NEW YORK (Reuters Health) - College students who watch reality television beauty shows are at least twice as likely as non-viewers to use tanning lamps or tan outdoors for hours at a time, a new study suggests.

That finding doesn't prove watching shows such as America's Next Top Model and Toddlers & Tiaras drives people to the tanning booths themselves, researchers said.

But it does suggest the shows aren't promoting the healthiest views on tanning, which has been linked to a higher risk of skin cancer - especially among younger people.

"TV shows might not realize the message they're (promoting) by having all of these attractive, tanned people," said study co-author Joshua Fogel, a health policy researcher at Brooklyn College, part of the City University of New York system.

For both skin specialists and primary care doctors, he added, "it's worth asking their younger patients if they do use tanning lamps and outdoor tanning for a while, especially those that watch reality TV shows."

The new findings are based on surveys of 576 college students who were in their early 20s, on average. About 61 percent of them watched reality TV beauty shows.

Watching reality TV was tied to both indoor and outdoor tanning. Among people who watched the beauty shows, 13 percent had used tanning lamps in the last year and 43 percent had tanned outdoors for more than two hours at a time. In comparison, less than four percent of non-watchers used tanning lamps and 29 percent tanned outdoors.

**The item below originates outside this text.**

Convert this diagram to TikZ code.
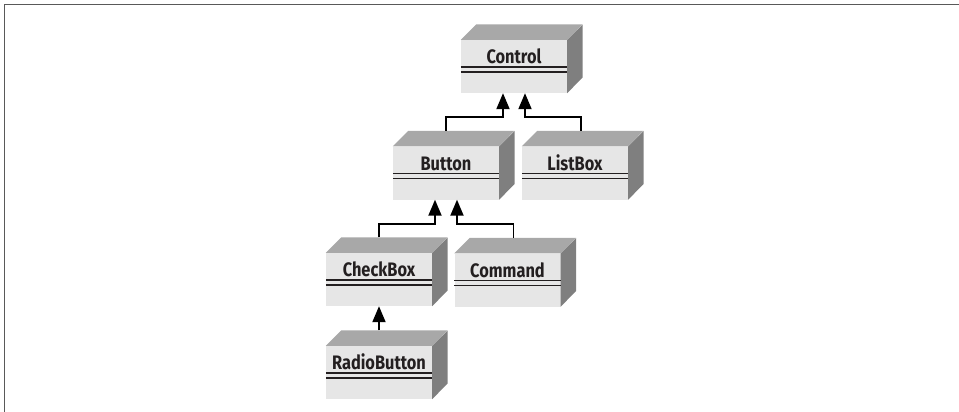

Not surprisingly, women were ten times more likely to use tanning lamps than men, according to findings published in the Journal of the American Academy of Dermatology.

The researchers didn't ask survey participants exactly what shows they watched, so they couldn't link specific programs to tanning.

"It's very clear that people who are watching (these shows) view this as something positive to do," Fogel told Reuters Health.

It's possible the programs may directly encourage viewers to tan because they imply tanned people are cooler and more attractive, he said.

"The alternative possibility is the people who are tanned in the first place like watching these shows," Fogel added, because the characters look more like them.

Another study out this week in The Journal of Pediatrics found that reality TV viewing was tied to better self esteem among adolescent girls. But girls who watched the shows also focused more on their appearance and were more willing to compromise their values for fame.

A representative from TLC - Discovery Communications, which airs Toddlers & Tiaras, said the network had no comment on Fogel's findings.

POWERFUL MESSAGES

Dermatologist Dr. Elizabeth Tanzi, who wasn't involved in the new study, said it was consistent with what doctors in the field know about the media's influence.

"The images on TV of celebrities, they really do send powerful messages to the masses. And if they are going to the tanning salons and giving the impression that to be beautiful you have to be tan, and that's the ideal, that message is a very powerful one that's going to our young people," Tanzi, from Johns Hopkins Hospital in Baltimore and the Washington Institute of Dermatologic Laser Surgery, told Reuters Health.

Fogel also suggested a health promotion campaign where celebrities come on TV and talk about the dangers of tanning to counteract some of the negative messages coming from reality shows.